When do changes in a recording merit a new ISRC?

FAQs for Assignment

Q. Should I issue multiple ISRCs for a single track (e.g. due to a change in ownership)?

No. An ISRC should uniquely identify the recording to which it was assigned, and changes in ownership should not affect a recording's ISRC.

If you now have your own Registrant Code but have in the past obtained ISRCs through third parties, you do not need to re-issue ISRCs for these recordings.

Q. Can I assign ISRCs for recordings owned by others?

If you are registered as a Recording Owner, ISRCs should only be assigned to recordings that you own. There are separate provisions available for assigning ISRCs for others. The information on Registrant Types can be found here. If you feel that you have applied for the wrong type of Registrant Code, please contact us: isrc@riaa.com.

Q. What if a recording has more than one copyright owner? Who should apply?

The owners can designate one of the copyright owners to assign ISRCs for recordings whose rights are shared.

Q. Can I assign ISRCs to previously released material e.g. on a CD that has already been mastered without including the ISRCs?

Yes. Assign ISRCs to your previously mastered recordings and maintain a good record of the assignments. If you ever re-master, your ISRCs can be included at that time.

Q. Can I assign ISRCs to recordings that I have licensed?

We have a provision that allows you to assign ISRCs to recordings that you have licensed, provided that a) ISRCs have not already been assigned; and b) the licensor, which is the entity responsible for assigning the codes, is either unable or unwilling to do so.

If you believe this applies, please contact: isrc@riaa.com.

Q. Do I need separate ISRC Registrant Codes for video and audio?

The same Registrant Code can be used to assign ISRCs for audio and video recordings. We recommend the use of a "9" at the beginning of the designation code to assist in distinguishing between audio and video recordings.

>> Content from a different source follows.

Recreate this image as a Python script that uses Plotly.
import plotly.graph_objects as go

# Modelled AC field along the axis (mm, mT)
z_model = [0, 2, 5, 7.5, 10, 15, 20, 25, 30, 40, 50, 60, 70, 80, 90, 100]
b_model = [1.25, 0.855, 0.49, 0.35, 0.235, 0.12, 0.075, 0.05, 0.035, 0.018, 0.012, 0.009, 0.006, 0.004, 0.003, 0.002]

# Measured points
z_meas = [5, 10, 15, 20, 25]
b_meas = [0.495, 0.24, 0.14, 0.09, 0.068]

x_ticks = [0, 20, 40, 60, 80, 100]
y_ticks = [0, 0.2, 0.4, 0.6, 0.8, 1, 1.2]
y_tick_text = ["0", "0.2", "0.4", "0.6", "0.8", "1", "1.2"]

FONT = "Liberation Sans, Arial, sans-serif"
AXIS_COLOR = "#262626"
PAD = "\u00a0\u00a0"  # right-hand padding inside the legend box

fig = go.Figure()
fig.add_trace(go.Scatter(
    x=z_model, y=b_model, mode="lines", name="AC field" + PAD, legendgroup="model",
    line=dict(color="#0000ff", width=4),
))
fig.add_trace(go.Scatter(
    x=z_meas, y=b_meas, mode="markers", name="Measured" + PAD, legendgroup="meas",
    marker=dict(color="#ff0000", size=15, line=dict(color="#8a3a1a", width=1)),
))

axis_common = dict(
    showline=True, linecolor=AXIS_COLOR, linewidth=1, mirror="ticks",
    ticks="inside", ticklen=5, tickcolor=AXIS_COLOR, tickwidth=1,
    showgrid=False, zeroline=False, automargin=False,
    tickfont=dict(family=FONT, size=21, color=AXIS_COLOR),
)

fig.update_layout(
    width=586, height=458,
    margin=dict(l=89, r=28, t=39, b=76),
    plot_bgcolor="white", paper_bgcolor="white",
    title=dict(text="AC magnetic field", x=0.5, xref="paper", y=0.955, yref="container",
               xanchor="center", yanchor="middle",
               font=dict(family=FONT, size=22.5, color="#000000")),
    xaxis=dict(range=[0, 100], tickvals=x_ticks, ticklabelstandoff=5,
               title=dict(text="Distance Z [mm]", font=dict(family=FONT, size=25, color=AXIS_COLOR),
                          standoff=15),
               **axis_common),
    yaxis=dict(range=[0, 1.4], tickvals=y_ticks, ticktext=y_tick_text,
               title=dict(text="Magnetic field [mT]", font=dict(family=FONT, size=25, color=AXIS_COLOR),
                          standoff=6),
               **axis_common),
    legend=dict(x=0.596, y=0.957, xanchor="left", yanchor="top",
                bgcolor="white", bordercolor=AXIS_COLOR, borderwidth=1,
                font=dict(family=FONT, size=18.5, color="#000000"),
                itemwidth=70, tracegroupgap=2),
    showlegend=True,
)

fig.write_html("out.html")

If you were assigned the country code US:

For audio recordings, the string of digits and letters could be: US-_ _ _-17-00001 through US-_ _ _-17-89999

For video recordings, the string of digits and letters could be: US-_ _ _-17-90000 through US-_ _ _-17-99999

If you were assigned the country code QM:

For audio recordings, the string of digits and letters could be: QM-_ _ _-17-00001 through QM-_ _ _-17-89999

For video recordings, the string of digits and letters could be: QM-_ _ _-17-90000 through QM-_ _ _-17-99999

If you were assigned the country code QZ:

For audio recordings, the string of digits and letters could be: QZ-_ _ _-17-00001 through QZ-_ _ _-17-89999

For video recordings, the string of digits and letters could be: QZ-_ _ _-17-90000 through QZ-_ _ _-17-99999

Q. When do changes in a recording merit a new ISRC?

A new ISRC must be issued when:

  • A sound recording is re-mixed or edited.
  • If a new fade changes the length of a track by more than 10 seconds.
  • Edits that change the length of a sound recording by more than 10 seconds (playing time is measured from the first recorded modulation to the last recorded modulation).
  • A previously released sound recording is partially used as part of a compilation.
  • A 'full restoration' of a historical recording is performed by re-mastering, re-pitching, re-equalizing, de-noising or de-clicking a sound recording to meet contemporary quality standards. The registrant of the recording has discretion when making the determination between full re-mastering (sound restoration) and simple re-mastering (reproduction without sound restoration).